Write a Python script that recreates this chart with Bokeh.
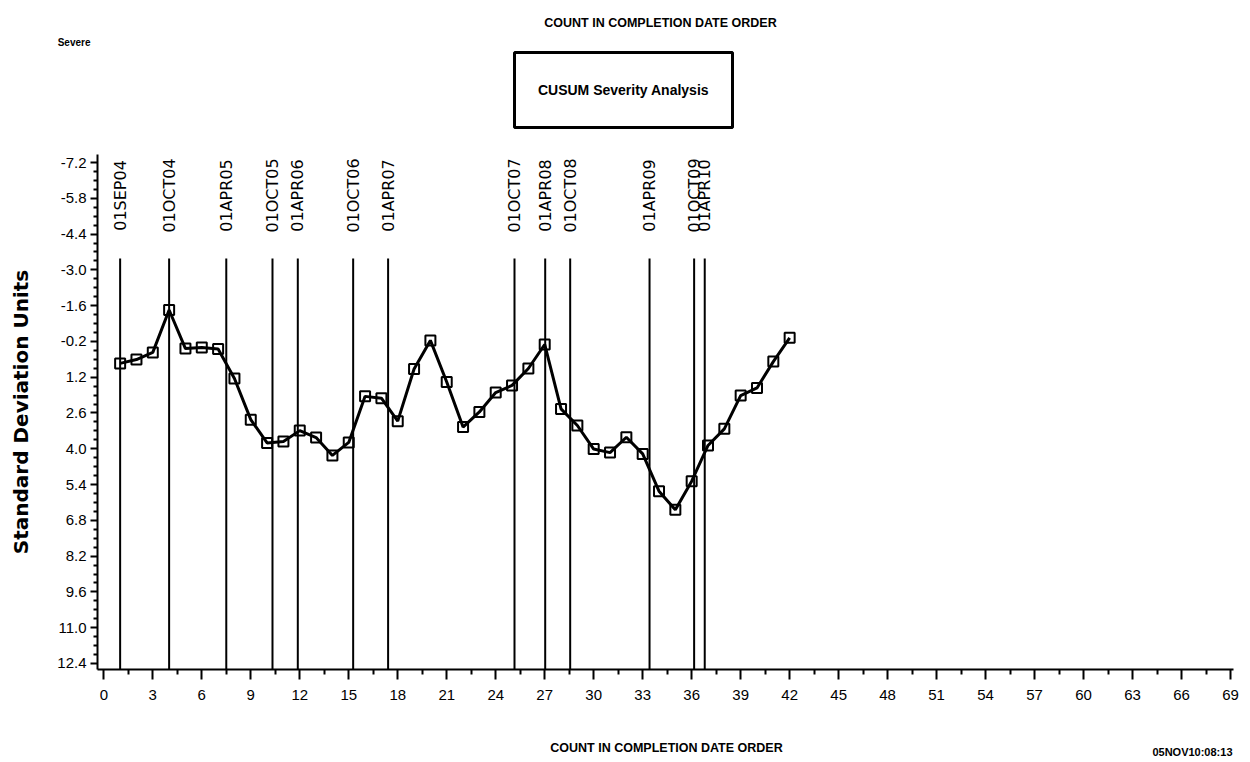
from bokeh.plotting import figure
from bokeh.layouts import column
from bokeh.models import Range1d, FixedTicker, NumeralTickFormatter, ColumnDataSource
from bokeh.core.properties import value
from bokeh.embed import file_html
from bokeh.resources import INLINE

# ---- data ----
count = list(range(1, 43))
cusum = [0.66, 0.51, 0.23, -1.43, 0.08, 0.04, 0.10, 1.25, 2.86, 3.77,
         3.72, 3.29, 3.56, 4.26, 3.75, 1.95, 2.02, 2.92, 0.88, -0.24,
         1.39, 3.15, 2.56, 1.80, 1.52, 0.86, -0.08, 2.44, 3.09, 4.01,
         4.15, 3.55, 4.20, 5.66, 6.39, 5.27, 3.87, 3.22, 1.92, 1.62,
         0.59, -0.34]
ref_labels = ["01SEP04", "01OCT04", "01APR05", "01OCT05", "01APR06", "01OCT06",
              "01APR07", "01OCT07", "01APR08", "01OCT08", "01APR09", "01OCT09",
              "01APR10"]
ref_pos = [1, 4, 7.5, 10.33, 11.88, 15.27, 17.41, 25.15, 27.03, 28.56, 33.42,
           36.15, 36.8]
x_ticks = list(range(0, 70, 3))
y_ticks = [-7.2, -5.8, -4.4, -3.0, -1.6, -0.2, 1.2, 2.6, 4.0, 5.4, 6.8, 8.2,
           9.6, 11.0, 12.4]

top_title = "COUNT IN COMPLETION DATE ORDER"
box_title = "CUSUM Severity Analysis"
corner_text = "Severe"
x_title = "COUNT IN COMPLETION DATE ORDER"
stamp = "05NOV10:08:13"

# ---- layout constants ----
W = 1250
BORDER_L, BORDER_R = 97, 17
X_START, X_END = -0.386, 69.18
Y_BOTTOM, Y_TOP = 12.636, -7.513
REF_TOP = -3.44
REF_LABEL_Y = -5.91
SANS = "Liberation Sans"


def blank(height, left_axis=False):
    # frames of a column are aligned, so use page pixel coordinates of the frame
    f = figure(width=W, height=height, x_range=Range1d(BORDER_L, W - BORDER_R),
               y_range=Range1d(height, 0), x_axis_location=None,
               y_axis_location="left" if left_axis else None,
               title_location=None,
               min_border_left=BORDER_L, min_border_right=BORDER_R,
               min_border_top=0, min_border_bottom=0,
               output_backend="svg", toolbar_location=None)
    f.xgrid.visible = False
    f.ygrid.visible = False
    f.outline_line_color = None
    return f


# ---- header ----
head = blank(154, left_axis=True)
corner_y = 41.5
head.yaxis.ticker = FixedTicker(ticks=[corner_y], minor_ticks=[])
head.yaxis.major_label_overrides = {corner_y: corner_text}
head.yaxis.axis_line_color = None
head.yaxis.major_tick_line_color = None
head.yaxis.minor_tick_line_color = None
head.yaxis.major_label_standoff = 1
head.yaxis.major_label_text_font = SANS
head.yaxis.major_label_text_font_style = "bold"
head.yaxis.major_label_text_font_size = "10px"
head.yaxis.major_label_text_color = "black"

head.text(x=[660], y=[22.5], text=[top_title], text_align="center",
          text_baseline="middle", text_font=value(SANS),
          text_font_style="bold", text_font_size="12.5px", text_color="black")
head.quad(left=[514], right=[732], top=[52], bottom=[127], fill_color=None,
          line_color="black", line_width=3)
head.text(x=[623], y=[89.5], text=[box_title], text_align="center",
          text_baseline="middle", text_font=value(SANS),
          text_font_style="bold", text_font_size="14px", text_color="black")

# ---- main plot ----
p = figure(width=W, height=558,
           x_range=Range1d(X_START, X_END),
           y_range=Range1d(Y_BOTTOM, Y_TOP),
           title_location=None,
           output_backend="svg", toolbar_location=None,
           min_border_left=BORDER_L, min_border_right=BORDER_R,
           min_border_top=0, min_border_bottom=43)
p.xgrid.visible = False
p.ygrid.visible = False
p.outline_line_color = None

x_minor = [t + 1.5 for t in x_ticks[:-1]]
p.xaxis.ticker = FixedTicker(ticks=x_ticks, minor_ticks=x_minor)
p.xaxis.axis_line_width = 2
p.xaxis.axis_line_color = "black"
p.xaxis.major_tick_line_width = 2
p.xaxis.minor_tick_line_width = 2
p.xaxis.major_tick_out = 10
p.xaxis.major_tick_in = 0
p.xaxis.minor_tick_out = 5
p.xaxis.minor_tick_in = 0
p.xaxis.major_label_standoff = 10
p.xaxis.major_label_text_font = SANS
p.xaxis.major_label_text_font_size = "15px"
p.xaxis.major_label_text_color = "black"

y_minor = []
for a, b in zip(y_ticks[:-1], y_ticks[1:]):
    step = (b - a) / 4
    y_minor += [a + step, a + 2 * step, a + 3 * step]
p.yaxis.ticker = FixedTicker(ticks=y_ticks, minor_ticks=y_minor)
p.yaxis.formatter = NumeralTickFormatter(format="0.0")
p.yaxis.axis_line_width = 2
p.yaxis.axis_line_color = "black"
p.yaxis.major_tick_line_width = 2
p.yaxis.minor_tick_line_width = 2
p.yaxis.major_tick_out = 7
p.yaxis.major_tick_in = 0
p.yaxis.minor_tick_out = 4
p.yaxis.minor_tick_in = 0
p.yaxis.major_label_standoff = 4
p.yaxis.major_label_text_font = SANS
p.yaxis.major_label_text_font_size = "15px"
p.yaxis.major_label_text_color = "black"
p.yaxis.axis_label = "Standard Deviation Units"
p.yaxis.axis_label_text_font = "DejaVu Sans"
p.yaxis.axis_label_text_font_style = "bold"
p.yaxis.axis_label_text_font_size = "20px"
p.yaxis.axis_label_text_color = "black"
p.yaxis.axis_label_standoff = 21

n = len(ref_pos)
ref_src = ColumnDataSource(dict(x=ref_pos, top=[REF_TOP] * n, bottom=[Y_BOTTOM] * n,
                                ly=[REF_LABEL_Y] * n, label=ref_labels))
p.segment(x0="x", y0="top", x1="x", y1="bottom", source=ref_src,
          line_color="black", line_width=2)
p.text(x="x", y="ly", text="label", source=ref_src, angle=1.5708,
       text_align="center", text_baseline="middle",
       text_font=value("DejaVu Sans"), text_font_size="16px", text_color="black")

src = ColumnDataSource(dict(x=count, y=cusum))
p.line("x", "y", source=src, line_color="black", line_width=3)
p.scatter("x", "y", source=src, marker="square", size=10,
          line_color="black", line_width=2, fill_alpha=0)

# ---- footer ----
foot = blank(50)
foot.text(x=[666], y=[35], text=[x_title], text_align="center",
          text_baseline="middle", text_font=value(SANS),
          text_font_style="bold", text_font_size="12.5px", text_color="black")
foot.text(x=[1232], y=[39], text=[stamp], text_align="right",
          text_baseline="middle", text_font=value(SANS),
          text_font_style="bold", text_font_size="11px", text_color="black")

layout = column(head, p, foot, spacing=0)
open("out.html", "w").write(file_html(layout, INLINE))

> [WHAT YOU HAVE TO DO]:
Starting with the first line of the data above and ending with the line containing "from bokeh.resources import INLINE", please restate every line exactly, leaving images out.

> [RESPONSE BELOW]:
Write a Python script that recreates this chart with Bokeh.
from bokeh.plotting import figure
from bokeh.layouts import column
from bokeh.models import Range1d, FixedTicker, NumeralTickFormatter, ColumnDataSource
from bokeh.core.properties import value
from bokeh.embed import file_html
from bokeh.resources import INLINE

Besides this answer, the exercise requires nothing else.